§ EXERCISE OBJECTIVE:
Return precisely the span of lines from the top of the material below to the line containing "0.0102, 0.005, 0.0044];", both included. Pictures are excluded.

——————

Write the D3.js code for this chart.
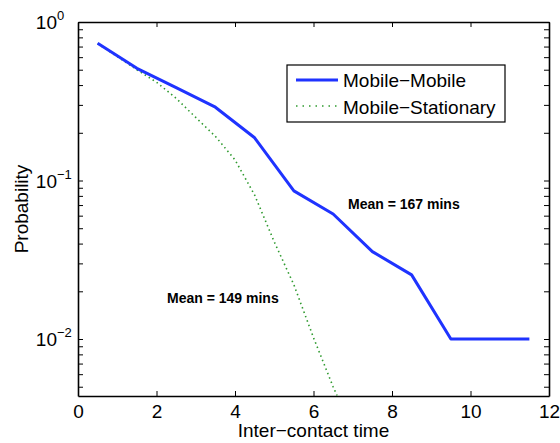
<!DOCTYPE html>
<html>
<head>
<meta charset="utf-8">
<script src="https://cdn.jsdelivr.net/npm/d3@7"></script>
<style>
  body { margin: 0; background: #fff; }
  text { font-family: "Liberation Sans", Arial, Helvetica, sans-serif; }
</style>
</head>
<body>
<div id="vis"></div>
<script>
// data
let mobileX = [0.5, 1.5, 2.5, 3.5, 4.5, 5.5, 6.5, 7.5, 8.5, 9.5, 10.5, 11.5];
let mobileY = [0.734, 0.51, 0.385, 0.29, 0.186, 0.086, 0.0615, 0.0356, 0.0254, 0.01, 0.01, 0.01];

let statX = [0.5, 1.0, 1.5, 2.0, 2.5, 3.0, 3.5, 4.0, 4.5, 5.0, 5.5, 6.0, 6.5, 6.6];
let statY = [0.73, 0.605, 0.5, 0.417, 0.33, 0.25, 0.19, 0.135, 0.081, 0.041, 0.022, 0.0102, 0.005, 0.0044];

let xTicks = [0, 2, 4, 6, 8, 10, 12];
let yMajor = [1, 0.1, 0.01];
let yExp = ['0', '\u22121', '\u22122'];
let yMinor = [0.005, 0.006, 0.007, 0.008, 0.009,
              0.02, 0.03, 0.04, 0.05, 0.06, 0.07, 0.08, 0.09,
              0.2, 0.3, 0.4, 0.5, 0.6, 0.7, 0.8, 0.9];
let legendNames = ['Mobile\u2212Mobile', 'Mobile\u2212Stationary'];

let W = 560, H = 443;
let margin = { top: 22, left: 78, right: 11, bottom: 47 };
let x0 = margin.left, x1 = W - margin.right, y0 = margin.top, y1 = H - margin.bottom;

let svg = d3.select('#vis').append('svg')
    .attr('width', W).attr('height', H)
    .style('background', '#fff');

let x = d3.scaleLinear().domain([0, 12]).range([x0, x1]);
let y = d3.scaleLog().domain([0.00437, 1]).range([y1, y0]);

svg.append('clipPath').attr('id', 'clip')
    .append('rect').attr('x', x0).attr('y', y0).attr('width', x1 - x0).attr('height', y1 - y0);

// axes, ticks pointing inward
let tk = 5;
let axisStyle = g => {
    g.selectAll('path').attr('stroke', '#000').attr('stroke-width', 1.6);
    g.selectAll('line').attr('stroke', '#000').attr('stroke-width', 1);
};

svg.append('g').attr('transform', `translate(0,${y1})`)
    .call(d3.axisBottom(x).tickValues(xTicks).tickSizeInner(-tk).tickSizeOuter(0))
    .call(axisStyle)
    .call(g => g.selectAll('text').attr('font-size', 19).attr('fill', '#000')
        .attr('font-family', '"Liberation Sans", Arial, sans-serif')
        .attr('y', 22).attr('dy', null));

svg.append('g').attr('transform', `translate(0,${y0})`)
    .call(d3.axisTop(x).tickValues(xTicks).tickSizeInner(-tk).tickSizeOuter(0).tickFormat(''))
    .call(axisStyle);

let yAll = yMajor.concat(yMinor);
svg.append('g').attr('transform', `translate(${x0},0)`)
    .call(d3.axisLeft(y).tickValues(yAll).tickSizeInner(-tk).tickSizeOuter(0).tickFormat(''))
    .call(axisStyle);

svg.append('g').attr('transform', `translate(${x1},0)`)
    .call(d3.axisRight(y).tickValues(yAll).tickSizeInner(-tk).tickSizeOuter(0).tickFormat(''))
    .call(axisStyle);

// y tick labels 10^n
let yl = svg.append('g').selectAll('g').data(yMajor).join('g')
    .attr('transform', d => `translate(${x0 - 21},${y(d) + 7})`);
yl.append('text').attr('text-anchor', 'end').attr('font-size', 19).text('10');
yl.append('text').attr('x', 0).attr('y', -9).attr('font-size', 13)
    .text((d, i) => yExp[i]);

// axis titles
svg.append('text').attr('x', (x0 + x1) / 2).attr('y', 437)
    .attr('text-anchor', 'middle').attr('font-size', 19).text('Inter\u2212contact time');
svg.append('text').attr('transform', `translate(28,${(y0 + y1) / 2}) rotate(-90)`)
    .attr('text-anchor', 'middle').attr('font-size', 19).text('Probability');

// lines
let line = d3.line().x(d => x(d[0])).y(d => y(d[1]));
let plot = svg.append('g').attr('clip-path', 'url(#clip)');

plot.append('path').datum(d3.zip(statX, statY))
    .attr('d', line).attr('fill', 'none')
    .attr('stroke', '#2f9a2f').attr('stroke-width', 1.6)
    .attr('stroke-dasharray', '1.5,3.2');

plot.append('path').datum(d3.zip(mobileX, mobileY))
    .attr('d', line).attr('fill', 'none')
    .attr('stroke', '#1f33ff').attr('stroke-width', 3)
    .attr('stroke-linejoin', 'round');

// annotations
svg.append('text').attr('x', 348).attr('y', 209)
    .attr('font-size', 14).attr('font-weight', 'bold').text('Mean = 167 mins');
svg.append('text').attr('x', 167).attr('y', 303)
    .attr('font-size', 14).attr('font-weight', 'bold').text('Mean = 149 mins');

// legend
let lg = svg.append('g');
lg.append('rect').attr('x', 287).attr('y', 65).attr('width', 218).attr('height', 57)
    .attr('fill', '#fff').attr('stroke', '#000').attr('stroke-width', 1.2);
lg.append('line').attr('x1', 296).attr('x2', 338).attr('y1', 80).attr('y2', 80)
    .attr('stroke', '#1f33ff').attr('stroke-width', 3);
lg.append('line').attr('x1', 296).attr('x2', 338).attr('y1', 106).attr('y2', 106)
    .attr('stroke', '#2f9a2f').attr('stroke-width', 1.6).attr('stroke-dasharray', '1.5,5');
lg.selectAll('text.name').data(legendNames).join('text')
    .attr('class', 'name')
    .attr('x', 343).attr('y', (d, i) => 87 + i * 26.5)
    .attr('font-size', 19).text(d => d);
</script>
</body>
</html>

——————

§ FULL ANSWER:
Write the D3.js code for this chart.
<!DOCTYPE html>
<html>
<head>
<meta charset="utf-8">
<script src="https://cdn.jsdelivr.net/npm/d3@7"></script>
<style>
  body { margin: 0; background: #fff; }
  text { font-family: "Liberation Sans", Arial, Helvetica, sans-serif; }
</style>
</head>
<body>
<div id="vis"></div>
<script>
// data
let mobileX = [0.5, 1.5, 2.5, 3.5, 4.5, 5.5, 6.5, 7.5, 8.5, 9.5, 10.5, 11.5];
let mobileY = [0.734, 0.51, 0.385, 0.29, 0.186, 0.086, 0.0615, 0.0356, 0.0254, 0.01, 0.01, 0.01];

let statX = [0.5, 1.0, 1.5, 2.0, 2.5, 3.0, 3.5, 4.0, 4.5, 5.0, 5.5, 6.0, 6.5, 6.6];
let statY = [0.73, 0.605, 0.5, 0.417, 0.33, 0.25, 0.19, 0.135, 0.081, 0.041, 0.022, 0.0102, 0.005, 0.0044];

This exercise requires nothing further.